The very use of the public mural art form offers yet another interesting layer of cultural identity. Historically, the mural is an art form of the Latin culture. Callejos is a Mexican-American painter and muralist, and there is a long history of Hispanic muralists who use their art to tell stories and illustrate local history, culture and society. Muralist Diego Rivera, for instance, often illustrated the stories of working class struggles and social strife through his large-scale, vividly colored public art work.
The form beautifully reinforces a Hispanic identity in a Hispanic neighborhood, conceptualized and developed by a Hispanic artist. “The design concept, for instance, would have been radically different had the artist been an Anglo from the Midwest,” Richardson observed. The iconography illustrates the story and culture of the Chihuahua Hill neighborhood, as well as Hispanics from throughout Grant County. The power of the work is also in its hyper-localism, underscoring the importance of place as it relates to cultural identity.
“When I saw the mural for the first time, I didn’t really understand it,” Richardson added. “But Javier Marrufo curator of the Silver City Museum who grew up in that neighborhood narrated all of it for me. It’s a community photo album.”
Iconography is a visual language, a coded language, Richardson continued, and that’s the power of cultural identity. “I do not for a second believe that art is a universal language,” he said. “It’s just a language that communicates, but there’s nothing universal about it. Art is mutually intelligible, that’s part of what makes it interesting.”

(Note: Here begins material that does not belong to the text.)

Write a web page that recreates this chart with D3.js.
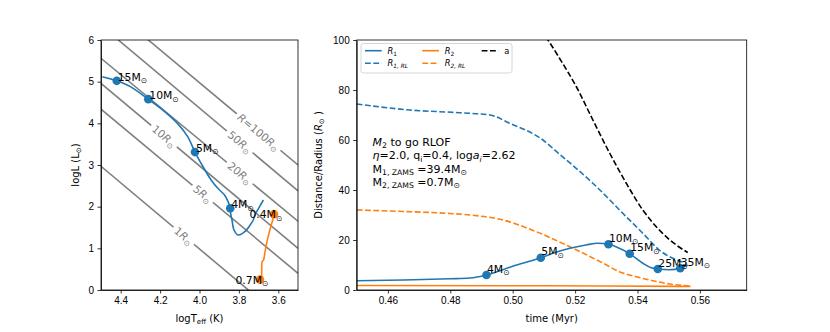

Silver City Museum Director Bart Roselli and staff continue to explore ways of recognizing and honoring the diverse cultural identities of Grant County and the region by telling stories of people and place. The Arte Chicano 2022 exhibit opens in the Besse Forward Gallery July 15, offering fresh insights into local Chicano culture as expressed through art. Additionally, the recent exhibit on ranching culture, Voices of the Range, will be available online in late June.
“One of the Silver City Museum’s greatest contributions to our community is to document and provide a public forum for all the diversity of this place we call home,” said Roselli. “Recognizing and honoring the variety of cultures which have enriched Silver City and Grant County helps us better understand and appreciate one another, our shared story and this place we call home.”